At some point in the past 50 years, the mall replaced the public square as the gathering place for Americans. Now, as developers bilk us with P&L-style fake towns — mall-like public squares that replace the mall with an imagineered parody of all that the mall originally destroyed — the luckiest cities are enjoying a bit of old-fashioned, no-bullshit revitalization in the drab-brown, hulking mallscapes of the last century. In Crown Center, for example, Kansas City has lucked into its first genuine theater district, a place where art rubs shoulders with that cat knickknack store.
This weekend, three musicals are playing at Crown Center: Eubank Productions' energetic dance goof Reefer Madness (reviewed in our June 26 issue), the Coterie Theatre's ambitious Broadway folk tale Once On This Island, and the American Heartland Theatre's surefire Always, Patsy Cline. All three are local productions showcasing serious local talent. All three boast production values beyond the ordinary. All three approach the musical with such high spirits and seriousness of purpose that you might forget the sweat-along summer suckfests that traditionally dominate July. Not only have musicals saved the mall — the mall has saved the summer musical.
Not that the shows are perfect. Once On This Island is everything that the satiric lark Reefer Madness isn't. It's weighty, dense, allusive, mythopoetic, sometimes gorgeous and sometimes leaden. Like Reefer Madness, which is held together by the sincere lunacy of Doogin Brown as its narrator, Island almost gets across on a singular performance. Angela Wildflower Polk belts and dances with her usual intensity, that voice of hers silky and serrated at once. The ensemble belts and dances, too, faring well on the singing but too ragged on the hoofing. Because this is a song show, that's no deal breaker; the performers live up to a score that's dreamy and challenging — maybe too challenging for the Coterie's young audience.

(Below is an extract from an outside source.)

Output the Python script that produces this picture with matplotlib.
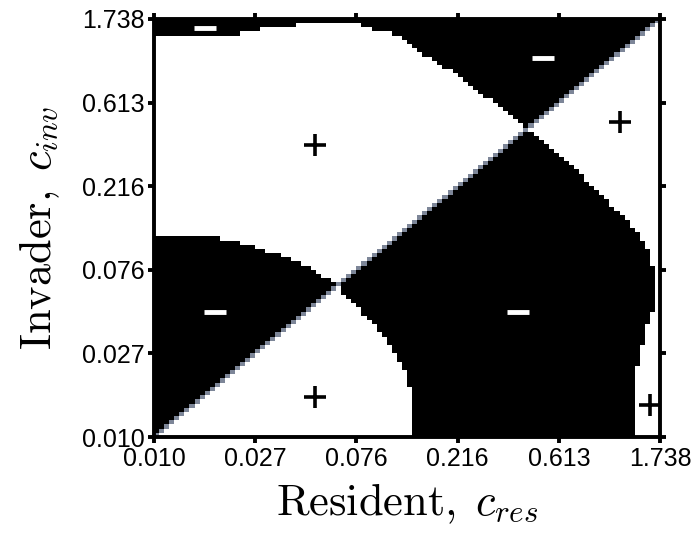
import numpy as np
import matplotlib
matplotlib.use("Agg")
import matplotlib.pyplot as plt
from matplotlib.colors import ListedColormap
from matplotlib.path import Path

plt.rcParams["mathtext.fontset"] = "cm"

# Trait range (log10 of c) and the grid resolution of the invasion map
c_min, c_max = 0.010, 1.738
n_cells = 100

tick_labels = ["0.010", "0.027", "0.076", "0.216", "0.613", "1.738"]

# Boundary curves of zero invasion fitness (log10 c_res, log10 c_inv)
# Upper curve: left edge -> over the top -> through the upper singular point -> down the right side
top_right_res = [-2.00, -1.69, -1.60, -1.50, -1.40, -1.30, -1.18, -1.10, -1.04, -0.96,
                 -0.91, -0.82, -0.73, -0.645, -0.557, -0.468, -0.393, -0.347,
                 -0.234, -0.145, -0.057, 0.050, 0.138, 0.200, 0.212, 0.215, 0.212,
                 0.196, 0.174, 0.152, 0.129, 0.129]
top_right_inv = [0.14, 0.14, 0.165, 0.19, 0.20, 0.22, 0.225, 0.21, 0.185, 0.165,
                 0.14, 0.063, -0.006, -0.076, -0.151, -0.237, -0.312, -0.347,
                 -0.462, -0.553, -0.660, -0.784, -0.907, -1.035, -1.105, -1.212, -1.319,
                 -1.357, -1.443, -1.550, -1.678, -2.00]

# Lower curve: left edge -> lower singular point -> down to the bottom edge
lower_res = [-2.00, -1.75, -1.62, -1.53, -1.46, -1.40, -1.32, -1.28, -1.23, -1.19,
             -1.132, -1.075, -1.030, -0.969, -0.924, -0.889, -0.858, -0.858]
lower_inv = [-0.92, -0.93, -0.955, -0.99, -1.02, -1.05, -1.08, -1.12, -1.15, -1.19,
             -1.266, -1.335, -1.389, -1.480, -1.571, -1.657, -1.786, -2.00]

# Sign labels placed in the regions (c_res, c_inv in log10)
plus_res = [-1.287, 0.063, -1.287, 0.196]
plus_inv = [-0.435, -0.312, -1.786, -1.829]
minus_res = [-1.774, -0.278, -1.730, -0.389]
minus_inv = [0.192, 0.031, -1.330, -1.330]


def region(res, inv):
    # close a boundary curve with the lower-left corner to get a polygon
    pts = [(-2.2, -2.2)] + list(zip(res, inv)) + [(res[-1], -2.2)]
    return Path(pts)


lo, hi = np.log10(c_min), np.log10(c_max)
edges = np.linspace(lo, hi, n_cells + 1)
centers = 0.5 * (edges[:-1] + edges[1:])
U, V = np.meshgrid(centers, centers)
pts = np.column_stack([U.ravel(), V.ravel()])

in_lower = region(lower_res, lower_inv).contains_points(pts).reshape(U.shape)
in_top = region(top_right_res, top_right_inv).contains_points(pts).reshape(U.shape)

fitness_sign = -np.sign(V - U) * np.where(in_lower, -1, 1) * np.where(in_top, -1, 1)

fig = plt.figure(figsize=(6.96, 5.36), dpi=100)
ax = fig.add_axes([0.2213, 0.1847, 0.727, 0.78])

cmap = ListedColormap(["black", "#7d8698", "white"])
ax.pcolormesh(10 ** edges, 10 ** edges, fitness_sign, cmap=cmap, vmin=-1.5, vmax=1.5,
              shading="flat", antialiased=False, edgecolors="none")

ax.plot(10 ** np.array(plus_res), 10 ** np.array(plus_inv), ls="none", marker="+",
        ms=16, mew=2.6, color="black")
ax.plot(10 ** np.array(minus_res), 10 ** np.array(minus_inv), ls="none", marker="_",
        ms=16, mew=3.5, color="white")

ax.set_xscale("log")
ax.set_yscale("log")
ax.set_xlim(c_min, c_max)
ax.set_ylim(c_min, c_max)

tick_pos = np.logspace(lo, hi, len(tick_labels))
ax.set_xticks(tick_pos)
ax.set_xticklabels(tick_labels)
ax.set_yticks(tick_pos)
ax.set_yticklabels(tick_labels)
ax.minorticks_off()

for s in ax.spines.values():
    s.set_linewidth(2.8)
ax.tick_params(direction="out", length=4, width=2.8, top=True, right=True,
               labelsize=18, pad=3)
for lab in ax.get_xticklabels() + ax.get_yticklabels():
    lab.set_family("Liberation Sans")

ax.set_xlabel(r"$\mathrm{Resident},\;c_{res}$", fontsize=32, labelpad=8)
ax.set_ylabel(r"$\mathrm{Invader},\;c_{inv}$", fontsize=32, labelpad=14)

fig.savefig("out.png", dpi=100)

After 10 minutes of choral prologue, bickering gods and a confusing (yet nicely sung) account of the island setting's Haves-versus-Have-Nots history, we finally meet Ti Moune, our orphan heroine. At the 25-minute mark, after the child actress playing her has the good fortune to blossom into Polk, Ti Moune falls for Daniel (Francisco Villegas), a wealthy swell with whom she never speaks but shares a duet that may be imaginary.
Soon, Daniel is spirited away from her, and the lovestruck Ti Moune sets off on a perilous journey to the land of the Haves. At this moment, just when the story has at last caught us up, Once On This Island dallies away its momentum, giving Ti Moune's adopted parents a farewell duet — far from what the kids crowded around this stage care about. (Show tune fans will love it, though. It's a beauty.) When she at last reunites with Daniel, the show again dashes any narrative interest by cutting to a number about gossip among the upper class. Not once on this island do we see why she loves this boy.
After a sad, strange climax, the ensemble rallies with a hopeful moral: The unfinished revolution of one generation often achieves a happy ending in the next. "This is why we tell the story," they sing, in exciting close harmony. Problem is, they haven't told it at all. These are songs about a story instead of songs that tell one.
The show could use a Cathy Barnett, the shimmying, cackling, wild-haired narrator, cheerleader and — ultimately — eulogizer of Always, Patsy Cline, a show that might better have been titled The Night Patsy Drank My Beer, Ate My Eggs and Slept in My Kid's Room. Barnett plays Louise, a Cline superfan from Texas who shares tender memories of the long-gone, lonesome night when these two country gals jawed about heartache till dawn. As stories go, this isn't much, but as narrators go, it's a doozy. Barnett is wryly tender in monologue, infectious as she cheers on the musical numbers and deft at working the crowd during a couple of perilous "interactive" bits.
As Cline, Becky Barta has a voice that's whiskey-tinged and horizon-wide. Like Barnett, she's reprising a role she owned at the Heartland 13 years ago. She's charmer enough that I wish the part weren't so thinly written — the show is designed for one singer and one actress, not for double threats like Barta. Still, she has the pipes, the band (ably led by Anthony Edwards) has the swing, Barnett has the story and the Heartland has a hit.
Any adorer of Cline's should check it out, just as anyone besotted with rich, contemporary show tunes should try Once On the Island and anyone with a proudly corrupt heart shouldn't miss Reefer Madness. At Crown Center, we have Kansas City theater in microcosm: some cheerful depravity, a bit of Broadway kid's stuff and a little more Branson than we might want to admit.